Tudo isso acontece tão rápido talvez para que não percebamos o absurdo da situação. Em nenhum momento descobrimos quem é essa mulher, por que ela teve um filho com ele e como era sua vida juntos antes do parto. Sam nos é jogado como esse coitadinho que, sete anos depois (sim, nesse tempo ela criou a filha com a ajuda de uma vizinha cega e de seus amigos, também deficientes como ele), vai lutar contra a justiça para manter a guarda da filha.

Com isto, não existe um único momento que tenha me agradado ou despertado alguma sensação verdadeira. Tudo cheira a um oportunismo barato, ajudado por uma trilha sonora que soa notas emotivas toda vez que o personagem passa por uma situação embaraçosa. Nem mesmo a excelente atuação do Sean Penn consegue ofuscar a construção de uma narrativa piegas.

Surpreendentemente, a filha de Sam (vivida por uma Dakota Fanning talentosíssima) surge como uma criança não só extremamente consciente de toda a situação quanto dona de um discurso e ações de uma pessoa adulta. Não quero dizer com isso que pessoas com deficiência mental não sejam capazes de dar amor a uma outra pessoa, especialmente a um filho, mas o problema é que nunca descobrimos como Sam pôde criar uma garota com uma mentalidade daquela; para isso, de fato, é preciso muito mais do que somente afeto. E o roteiro não parece perceber o quanto isso é desproposital.

Para completar, surge a advogada que acaba tendo de tratar do caso de Sam, interpretada por uma Michelle Pfeifer irritante e cheia de caras e bocas. A personagem poderia até evoluir para algo interessante pois, ao entrar em contato com a relação apaixonada pela qual Sam nutre pela filha, ela vai fazer uma avaliação de seu própria estrutura familiar e seu papel de mãe de classe alta que não consegue um diálogo mais amoroso com seu filho. Pena que o roteiro simplifica tudo com direito a final reconciliatório entre todos, sem mais nem menos.

Por tudo isso, a tentativa reles de nos impor pena por um personagem carente de nossa atenção talvez seja o maior desastre do filme. Em uma única palavra: repulsivo.

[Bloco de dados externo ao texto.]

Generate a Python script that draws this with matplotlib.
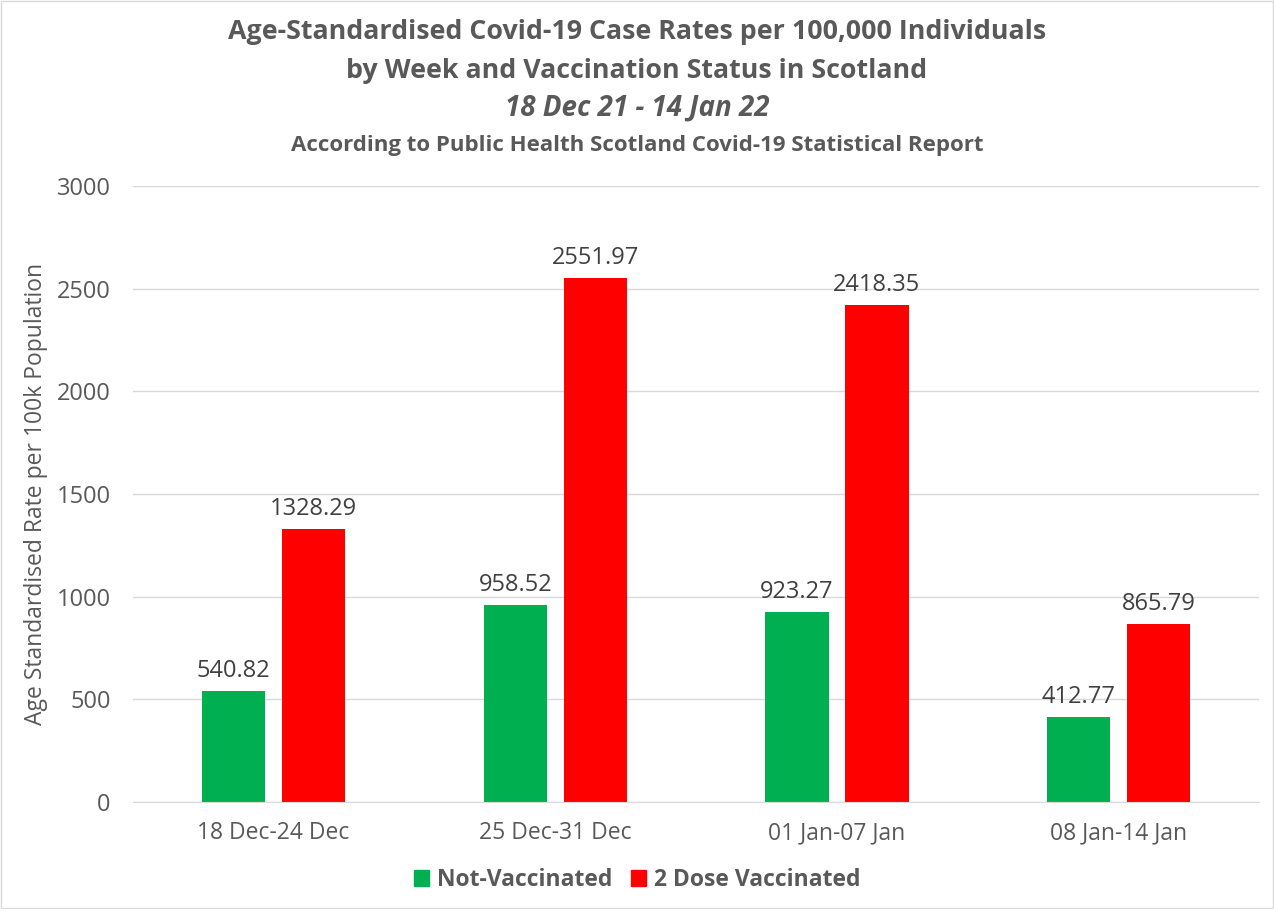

10 thoughts on “Triste compaixão

  1. Esse vi há muito tempo e apesar de ter gostado mais que você, entendo esse resultado de decepção com o filme. Ele tem alguns momentos maravilhosos, mas é um tanto apelativo em sua parte final. Abraço!

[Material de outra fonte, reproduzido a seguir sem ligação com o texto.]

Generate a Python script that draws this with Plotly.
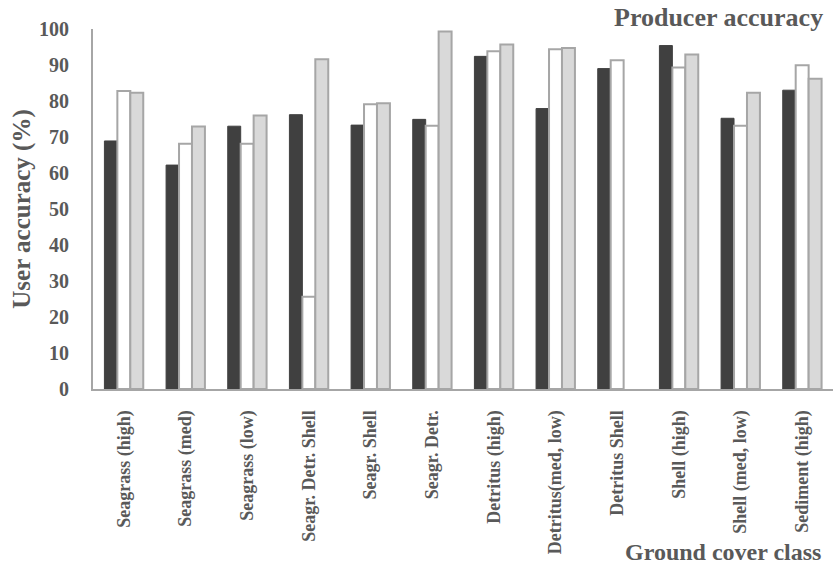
import plotly.graph_objects as go

# Ground cover classes and accuracy values (%) for the three series
categories = [
    "Seagrass (high)", "Seagrass (med)", "Seagrass (low)", "Seagr. Detr. Shell",
    "Seagr. Shell", "Seagr. Detr.", "Detritus (high)", "Detritus(med, low)",
    "Detritus Shell", "Shell (high)", "Shell (med, low)", "Sediment (high)",
]
series_dark = [68.9, 62.2, 73.0, 76.2, 73.3, 74.9, 92.4, 77.9, 89.0, 95.4, 75.2, 83.0]
series_white = [82.8, 68.1, 68.1, 25.6, 79.1, 73.1, 93.8, 94.4, 91.3, 89.3, 73.1, 89.9]
series_grey = [82.3, 72.9, 76.0, 91.6, 79.4, 99.3, 95.7, 94.7, None, 92.9, 82.3, 86.2]
y_ticks = [0, 10, 20, 30, 40, 50, 60, 70, 80, 90, 100]

FONT = "Liberation Serif"
TXT = "#595959"
EDGE = "#a6a6a6"

fig = go.Figure()
fig.add_bar(x=categories, y=series_dark, marker=dict(color="#404040", line=dict(color="#404040", width=1)))
fig.add_bar(x=categories, y=series_white, marker=dict(color="#ffffff", line=dict(color=EDGE, width=2)))
fig.add_bar(x=categories, y=series_grey, marker=dict(color="#d9d9d9", line=dict(color=EDGE, width=2)))

fig.update_layout(
    width=833, height=571,
    margin=dict(l=93, r=0, t=29, b=182),
    paper_bgcolor="white", plot_bgcolor="white",
    showlegend=False,
    barmode="group", bargap=0.37, bargroupgap=0,
    font=dict(family=FONT, color=TXT),
)
fig.update_yaxes(
    range=[0, 100], tickvals=y_ticks, showgrid=False, zeroline=False,
    showline=True, linecolor=EDGE, linewidth=2,
    tickfont=dict(family=FONT, size=20, color=TXT, weight="bold"),
    ticklabelstandoff=18,
    title=dict(text="<b>User accuracy (%)</b>", font=dict(family=FONT, size=25, color=TXT), standoff=1),
)
fig.update_xaxes(
    showgrid=False, showline=True, linecolor=EDGE, linewidth=2,
    tickangle=-90, ticklabelstandoff=12,
    tickfont=dict(family=FONT, size=18, color=TXT, weight="bold"),
)
fig.add_annotation(
    text="<b>Producer accuracy</b>", xref="paper", yref="paper", x=1.0, y=1.0,
    xanchor="right", yanchor="middle", xshift=-8, yshift=12, showarrow=False,
    font=dict(family=FONT, size=26, color=TXT),
)
fig.add_annotation(
    text="<b>Ground cover class</b>", xref="paper", yref="paper", x=1.0, y=0,
    xanchor="right", yanchor="middle", xshift=-10, yshift=-163, showarrow=False,
    font=dict(family=FONT, size=24, color=TXT),
)

fig.write_html("out.html")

  2. É Hélio, imagino que seja bem locado mesmo. É do tipo que faz muita gente se emocionar e se derreter, infelizmente, com algo tão forjado.

    Que bom que pelo menos conseguiu gostar de algumas coisas, Vinícius. Eu acho péssimo do início ao fim.

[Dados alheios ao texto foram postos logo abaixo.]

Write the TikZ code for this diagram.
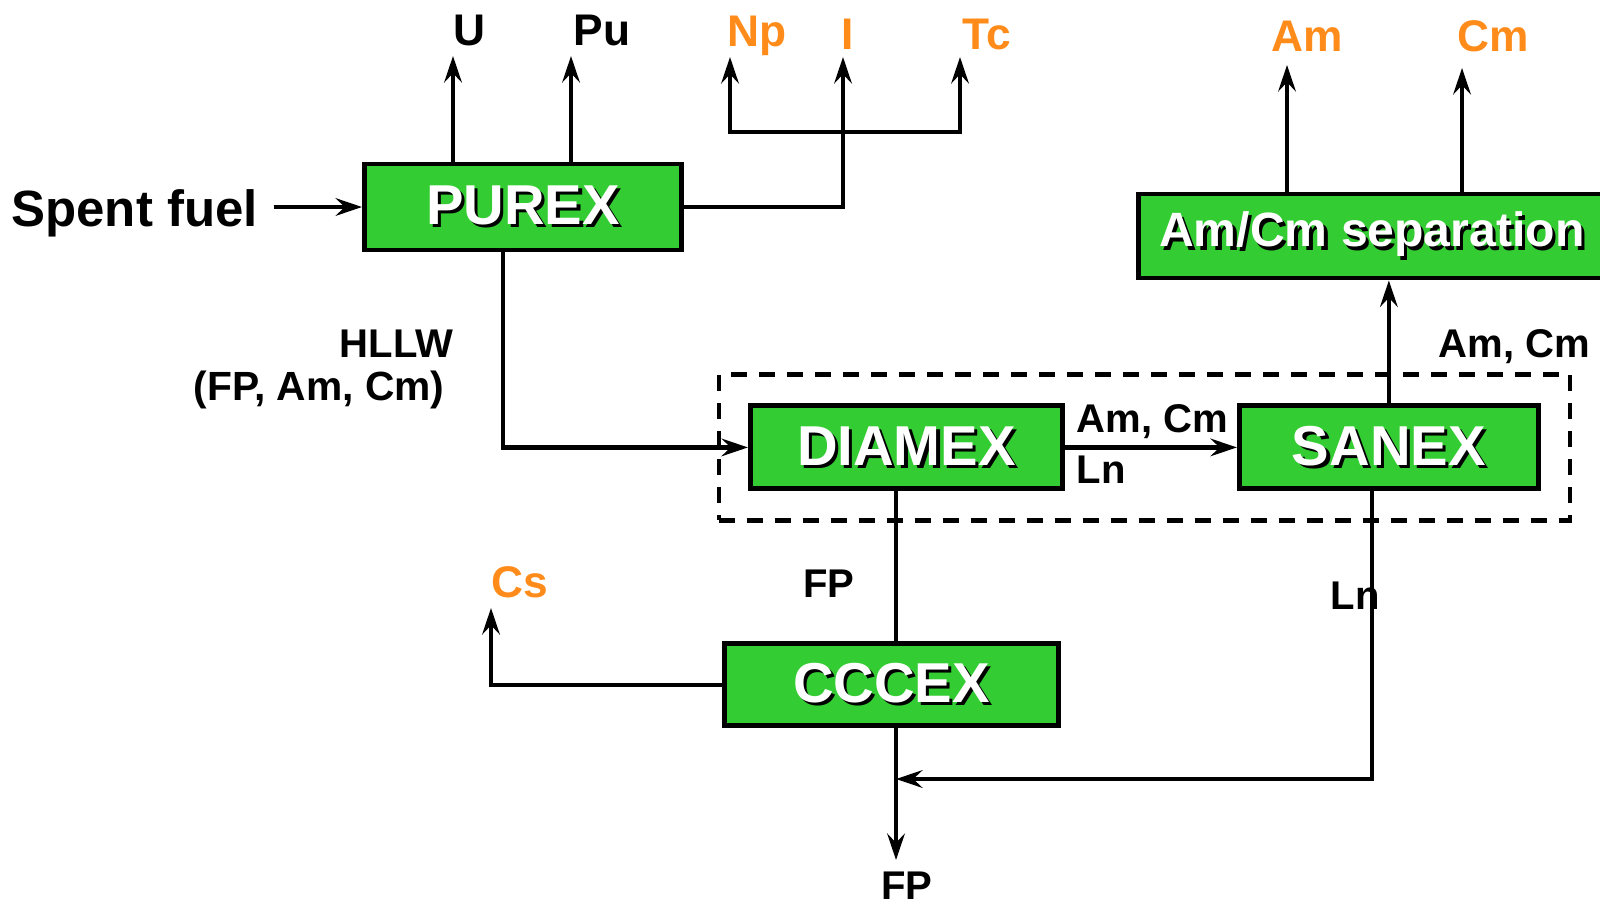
\documentclass[tikz,border=0pt]{standalone}
\usepackage{fontspec}
\setmainfont{Liberation Sans}
\usepackage{xcolor}
\usepackage{tikz}
\usetikzlibrary{arrows.meta, positioning, fit}
\definecolor{boxgreen}{RGB}{51,204,51}
\definecolor{prodorange}{RGB}{255,140,26}
\newcommand{\boxlabel}[1]{\rlap{\kern0.9pt\raisebox{-0.9pt}{\textcolor{black}{#1}}}\textcolor{white}{#1}}
\tikzset{
  box/.style={rectangle, draw=black, line width=1.4pt, fill=boxgreen, inner sep=0pt,
    font=\fontsize{16}{18}\selectfont\bfseries},
  tag/.style={anchor=base, inner sep=0pt, font=\fontsize{12.6}{14}\selectfont\bfseries},
  product/.style={tag, text=prodorange},
  stream/.style={anchor=base, inner sep=0pt, font=\fontsize{11.4}{13}\selectfont\bfseries},
  flow/.style={line width=1.25pt},
  arrow/.style={-{Stealth[length=7.5pt, width=5pt, inset=2.6pt]}, line width=1.25pt},
  dashbox/.style={rectangle, draw, line width=1.25pt, dash pattern=on 0.16cm off 0.12cm,
    inner sep=0.29cm},
}
\begin{document}
\begin{tikzpicture}
  \useasboundingbox (0,0) rectangle (16,-9.06);

  \node[box, minimum width=3.17cm, minimum height=0.86cm] (purex) at (5.23,-2.07)
    {\boxlabel{PUREX}};
  \node[box, below right=1.51cm and 0.64cm of purex, minimum width=3.12cm,
    minimum height=0.83cm] (diamex) {\boxlabel{DIAMEX}};
  \node[box, right=1.72cm of diamex, minimum width=2.99cm, minimum height=0.83cm]
    (sanex) {\boxlabel{SANEX}};
  \node[box, below=1.50cm of diamex, xshift=-0.15cm, minimum width=3.34cm,
    minimum height=0.82cm] (cccex) {\boxlabel{CCCEX}};
  \node[box, above=1.23cm of sanex, xshift=-0.17cm, minimum width=4.66cm,
    minimum height=0.84cm, font=\fontsize{13.7}{16}\selectfont\bfseries]
    (amcm) {\boxlabel{Am/Cm separation}};
  \node[dashbox, fit=(diamex) (sanex)] (extraction) {};

  \node[left=0.885cm of purex, yshift=-0.06cm, inner sep=0.15cm,
    font=\fontsize{14.5}{17}\selectfont\bfseries] (fuel) {Spent fuel};

  \coordinate (uTip) at (4.53,-0.56);
  \coordinate (puTip) at (5.71,-0.56);
  \coordinate (npTip) at (7.30,-0.57);
  \coordinate (iTip) at (8.43,-0.57);
  \coordinate (tcTip) at (9.60,-0.57);
  \coordinate (bar) at (8.43,-1.32);
  \coordinate (amTip) at (12.87,-0.65);
  \coordinate (cmTip) at (14.62,-0.68);
  \coordinate (hllwTurn) at (5.03,-4.45);
  \coordinate (csTip) at (4.91,-6.08);
  \coordinate (fpTip) at (8.96,-8.60);
  \coordinate (lnTurn) at (13.72,-7.79);

  \node[tag] (u) at (4.69,-0.45) {U};
  \node[tag] (pu) at (6.02,-0.45) {Pu};
  \node[product] (np) at (7.57,-0.46) {Np};
  \node[product] (iodine) at (8.48,-0.49) {I};
  \node[product] (tc) at (9.87,-0.49) {Tc};
  \node[product] (am) at (13.07,-0.51) {Am};
  \node[product] (cm) at (14.93,-0.51) {Cm};
  \node[product] (cs) at (5.20,-5.97) {Cs};

  \node[stream, anchor=base east] (hllw) at (4.54,-3.57) {HLLW};
  \node[stream, anchor=base east, font=\fontsize{11.6}{13}\selectfont\bfseries]
    (hllwMix) at (4.45,-4.00) {(FP, Am, Cm)};
  \node[stream, anchor=base west] (anOut) at (10.76,-4.32) {Am, Cm};
  \node[stream, anchor=base west] (lnOut) at (10.76,-4.83) {Ln};
  \node[stream, anchor=base west] (anUp) at (14.38,-3.57) {Am, Cm};
  \node[stream] (fpMid) at (8.29,-5.97) {FP};
  \node[stream, anchor=base west] (lnDown) at (13.30,-6.09) {Ln};
  \node[stream] (fpOut) at (9.07,-8.99) {FP};

  \draw[arrow] (purex.west -| fuel.east) -- (purex.west);
  \draw[arrow] (purex.north -| uTip) -- (uTip);
  \draw[arrow] (purex.north -| puTip) -- (puTip);
  \draw[arrow] (purex.east) -| (iTip);
  \draw[arrow] (bar) -| (npTip);
  \draw[arrow] (bar) -| (tcTip);
  \draw[arrow] (purex.south -| hllwTurn) |- (diamex.west);
  \draw[arrow] (diamex) -- (sanex);
  \draw[arrow] (sanex.north) -- (amcm.south -| sanex.north);
  \draw[arrow] (amcm.north -| amTip) -- (amTip);
  \draw[arrow] (amcm.north -| cmTip) -- (cmTip);
  \draw[flow] (diamex.south -| fpTip) -- (cccex.north -| fpTip);
  \draw[arrow] (cccex.south -| fpTip) -- (fpTip);
  \draw[arrow] (cccex.west) -| (csTip);
  \draw[arrow] (sanex.south -| lnTurn) |- (fpTip |- lnTurn);
\end{tikzpicture}
\end{document}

  3. O filme realmente não é nada especial e tenta a todo custo fazer-nos chorar, mas não me senti ultrajado ao vê-lo – menos por Penn e mais por Pfeiffer e pela pequena Dakota, ambas ótimas.

  4. Cara, sua resenha está perfeita! É exatamente essa mania estadunidense da superação pela deficiência que rende milhões de dólares na grande tela. E é justamente por isso a minha enorme antipatia com Forrest Gump, sucesso de crítica, que segue a mesma receita.

    Abs!

  5. Bem Gustavo, não consegui encontrar nada de adimirável no filme. E a Pfeiffer e sua personagem eu não consigo engolir.

    Obrigado pelo elogio Dudu, e existe mesmo essa mania de emocionar mostrando a “superação” de alguém. Isso rende muito dinheiro. O Hélio, do primeiro comentário aí acima, é dono de locadora e disse que até o hoje o filme é bastante locado. Não podia ser diferente!!!

  6. “Uma Lição de Amor” é um filme bem parecido com “O Som do Coração”: tem aquele roteiro feito sob medida para comover, com uma história manipuladora, mas que acaba se conectando com a gente de uma forma única. Eu teria indicado ao Oscar os três atores do filme: Sean Penn, Dakota Fanning e Michelle Pfeiffer!

  7. Infelizmente Kamila, esse filme não se conectou comigo de forma nenhuma justamente por esse roteiro manipulador. E gosto imensamente da atuação do Sean Penn aqui (mas não chega a salvar o filme), mas a Michelle Pfeiffer está muito aquém de uma indicação ao Oscar. A Fanning não passa vergonha, mas não está lá muita coisa, não. Já viu, né? Odeio esse filme.